Financial institutions and institutional investors are now building up the Bitcoin positions that they will, in all likelihood, be holding for years to come. The clearest signal that the wall of institutional capital has arrived is the rise of U.S. spot Bitcoin exchange-traded funds (ETFs), which hold actual coins in custody.

Together, these ETFs have amassed more than $144 billion of assets; on Aug. 14 alone there were net inflows of about $370 million. It doesn't take long for buying power of that magnitude to translate into higher prices.

That demand is colliding with a tightening supply, which will never get any better than it is today, per the coin's protocol. After Bitcoin's fourth halving in April 2024, new issuance fell to roughly 450 bitcoins per day. In early 2024, ETF net inflows were already far outpacing new supply even before the halving took effect. When an asset persistently experiences more demand and slowing supply growth, it typically means higher prices; during the past three years alone, Bitcoin has gained about 430%, so its increasing scarcity is definitely working in favor of holders.

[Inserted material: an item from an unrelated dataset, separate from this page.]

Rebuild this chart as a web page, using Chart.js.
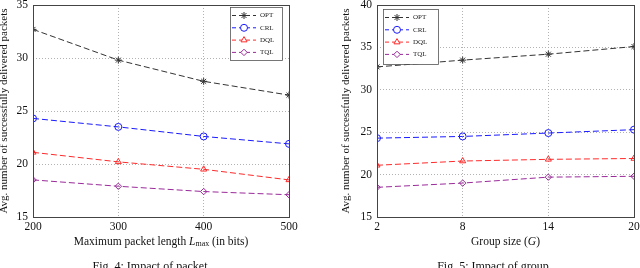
<!DOCTYPE html>
<html>
<head>
<meta charset="utf-8">
<script src="https://cdn.jsdelivr.net/npm/chart.js@4/dist/chart.umd.min.js"></script>
<style>
  html, body { margin: 0; padding: 0; background: #fff; overflow: hidden; }
  #wrap { position: relative; width: 640px; height: 268px; }
  canvas { position: absolute; top: 0; }
</style>
</head>
<body>
<div id="wrap">
  <canvas id="c1" width="320" height="268" style="left:0"></canvas>
  <canvas id="c2" width="320" height="268" style="left:320px"></canvas>
</div>
<script>
// ---- data ----
const seriesNames = ['OPT', 'CRL', 'DQL', 'TQL'];

const packetLengths = [200, 300, 400, 500];
const optByLength = [32.7, 29.8, 27.8, 26.5];
const crlByLength = [24.3, 23.5, 22.6, 21.9];
const dqlByLength = [21.1, 20.2, 19.5, 18.5];
const tqlByLength = [18.5, 17.9, 17.4, 17.1];
const yTicksLength = [15, 20, 25, 30, 35];

const groupSizes = [2, 8, 14, 20];
const optByGroup = [32.7, 33.5, 34.2, 35.1];
const crlByGroup = [24.3, 24.5, 24.9, 25.3];
const dqlByGroup = [21.1, 21.6, 21.8, 21.9];
const tqlByGroup = [18.5, 19.0, 19.7, 19.8];
const yTicksGroup = [15, 20, 25, 30, 35, 40];

const yTitle = 'Avg. number of successfully delivered packets';

// ---- styles ----
const SERIF = "'Liberation Serif', 'DejaVu Serif', serif";
const styles = [
  { color: '#333333', point: 'star', radius: 3.5 },
  { color: '#1a1aff', point: 'circle', radius: 3.5 },
  { color: '#ff2a2a', point: 'triangle', radius: 3.5 },
  { color: '#9a2a9a', point: 'rectRot', radius: 3.2 }
];

function makeDatasets(xs, seriesList) {
  return seriesList.map((vals, i) => ({
    label: seriesNames[i],
    data: xs.map((x, j) => ({ x: x, y: vals[j] })),
    borderColor: styles[i].color,
    backgroundColor: 'rgba(255,255,255,0)',
    pointBorderColor: styles[i].color,
    pointBackgroundColor: 'rgba(255,255,255,0)',
    pointStyle: styles[i].point,
    pointRadius: styles[i].radius,
    pointBorderWidth: 1,
    borderWidth: 1,
    borderDash: [6, 3],
    tension: 0
  }));
}

function framePlugin(opts) {
  return {
    id: 'frameLegend',
    afterDraw(chart) {
      const ctx = chart.ctx;
      const a = chart.chartArea;
      ctx.save();
      // frame
      ctx.strokeStyle = '#444';
      ctx.lineWidth = 1;
      ctx.setLineDash([]);
      ctx.strokeRect(Math.round(a.left) + 0.5, Math.round(a.top) + 0.5,
                     Math.round(a.right - a.left), Math.round(a.bottom - a.top));
      // legend
      const lg = opts.legend;
      const bx = lg.align === 'right' ? a.right - lg.margin - lg.w : a.left + lg.margin;
      const by = a.top + lg.top;
      ctx.fillStyle = '#fff';
      ctx.fillRect(bx, by, lg.w, lg.h);
      ctx.strokeStyle = '#555';
      ctx.lineWidth = 0.8;
      ctx.strokeRect(bx + 0.5, by + 0.5, lg.w, lg.h);
      chart.data.datasets.forEach((ds, i) => {
        const y = by + 8.5 + i * 12.3;
        ctx.strokeStyle = ds.borderColor;
        ctx.lineWidth = 1;
        ctx.setLineDash([4, 3]);
        ctx.beginPath();
        ctx.moveTo(bx + 2, y);
        ctx.lineTo(bx + 26, y);
        ctx.stroke();
        ctx.setLineDash([]);
        ctx.fillStyle = '#fff';
        ctx.strokeStyle = ds.borderColor;
        ctx.lineWidth = 1;
        Chart.helpers.drawPoint(ctx, {
          pointStyle: ds.pointStyle, radius: ds.pointRadius, borderWidth: 1
        }, bx + 14, y);
        ctx.fillStyle = '#222';
        ctx.font = '7px ' + SERIF;
        ctx.textBaseline = 'middle';
        ctx.textAlign = 'left';
        ctx.fillText(ds.label, bx + 30, y);
      });
      // x title
      const cx = (a.left + a.right) / 2;
      const ty = 242;
      ctx.fillStyle = '#111';
      ctx.textBaseline = 'middle';
      const parts = opts.xTitle;
      let total = 0;
      parts.forEach(p => { ctx.font = p.font; total += ctx.measureText(p.t).width; });
      let x = cx - total / 2;
      parts.forEach(p => {
        ctx.font = p.font;
        ctx.textAlign = 'left';
        ctx.fillText(p.t, x, ty + (p.dy || 0));
        x += ctx.measureText(p.t).width;
      });
      // caption
      ctx.font = '12px ' + SERIF;
      ctx.textAlign = 'center';
      ctx.textBaseline = 'top';
      ctx.fillText(opts.caption, opts.captionX, 261);
      ctx.restore();
    }
  };
}

function makeChart(id, xs, seriesList, yTicks, cfg) {
  const gridColor = 'rgba(170,170,170,0.9)';
  return new Chart(document.getElementById(id), {
    type: 'line',
    data: { datasets: makeDatasets(xs, seriesList) },
    options: {
      responsive: false,
      animation: false,
      devicePixelRatio: 1,
      layout: { padding: cfg.padding },
      plugins: { legend: { display: false }, tooltip: { enabled: false } },
      scales: {
        x: {
          type: 'linear',
          min: xs[0], max: xs[xs.length - 1],
          afterBuildTicks: s => { s.ticks = xs.map(v => ({ value: v })); },
          afterFit: s => { s.height = 33; s.paddingLeft = 0; s.paddingRight = 0; },
          grid: { color: gridColor, lineWidth: 1, drawTicks: false },
          border: { display: false, dash: [1, 2] },
          ticks: { color: '#111', font: { family: SERIF, size: 11.5 }, padding: 3, maxRotation: 0, autoSkip: false }
        },
        y: {
          min: yTicks[0], max: yTicks[yTicks.length - 1],
          afterBuildTicks: s => { s.ticks = yTicks.map(v => ({ value: v })); },
          afterFit: s => { s.width = cfg.yWidth; s.paddingTop = 0; s.paddingBottom = 0; },
          grid: { color: gridColor, lineWidth: 1, drawTicks: false },
          border: { display: false, dash: [1, 2] },
          ticks: { color: '#111', font: { family: SERIF, size: 11.5 }, padding: 5 },
          title: { display: true, text: yTitle, color: '#111', font: { family: SERIF, size: 11 }, padding: { top: cfg.yTitlePad, bottom: 0 } }
        }
      }
    },
    plugins: [framePlugin(cfg)]
  });
}

makeChart('c1', packetLengths, [optByLength, crlByLength, dqlByLength, tqlByLength], yTicksLength, {
  padding: { left: 0, top: 5, right: 31, bottom: 18 },
  yWidth: 33,
  yTitlePad: -2,
  legend: { align: 'right', margin: 7, top: 2, w: 52, h: 53 },
  xTitle: [
    { t: 'Maximum packet length ', font: '11.5px ' + SERIF },
    { t: 'L', font: 'italic 11.5px ' + SERIF },
    { t: 'max', font: '8px ' + SERIF, dy: 2 },
    { t: ' (in bits)', font: '11.5px ' + SERIF }
  ],
  caption: 'Fig. 4: Impact of packet',
  captionX: 150
});

makeChart('c2', groupSizes, [optByGroup, crlByGroup, dqlByGroup, tqlByGroup], yTicksGroup, {
  padding: { left: 20, top: 3, right: 6, bottom: 18 },
  yWidth: 37,
  yTitlePad: 0,
  legend: { align: 'left', margin: 6, top: 4, w: 55, h: 55 },
  xTitle: [
    { t: 'Group size (', font: '11.5px ' + SERIF },
    { t: 'G', font: 'italic 11.5px ' + SERIF },
    { t: ')', font: '11.5px ' + SERIF }
  ],
  caption: 'Fig. 5: Impact of group',
  captionX: 173
});
</script>
</body>
</html>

Meanwhile, the largest asset managers now publish dedicated Bitcoin fund pages, a sign of mainstreaming and distribution reach rather than niche speculation. In other words, the first wave of regulated buyers is actively soaking up supply. They aren't about to do an about-face, barring some major unforeseen circumstances likely having to do with government regulations.

Again, this wave will only happen once.

New structural holders are soaking up supply too

There is a second institutional buyer cohort that also does not behave like fast money, specifically the sovereigns.

Governments collectively held more than 480,000 bitcoins, worth nearly $54 billion in total, which works out to be about 2.3% of the asset's maximum supply.

Within that, the U.S. government controls one of the largest holdings via asset seizures from criminal cases. The U.S. held at least 198,000 bitcoins near the end of 2024, and seizures executed since then have likely increased that total.

Crucially, the policy framework for that trove is changing right as it's growing. In March, the White House mandated the creation of a Strategic Bitcoin Reserve (SBR) to manage government-owned coins, with forfeited Bitcoin slated to capitalize the reserve. Therefore, there has been a structural shift in expected sell-pressure; before this, the federal government auctioned off its coins.

ETF sponsors and sovereigns typically buy to hold, and they rebalance deliberately rather than impulsively. They do not react to day-to-day headlines. If ETFs, banks, companies, and governments together keep accumulating, the floating supply of the asset shrinks. Price discovery then happens higher because buyers must bid for a scarcer float.

For investors with multiyear horizons, there's an obvious move to make here: Accumulate Bitcoin on a schedule you can stick with through volatility. Let the one-time bolus of institutional and sovereign buying do the heavy lifting, and sit tight.

If this investment thesis holds, and I'm heavily betting with my capital that it will, your future self will thank you for buying when the biggest buyers were building their positions.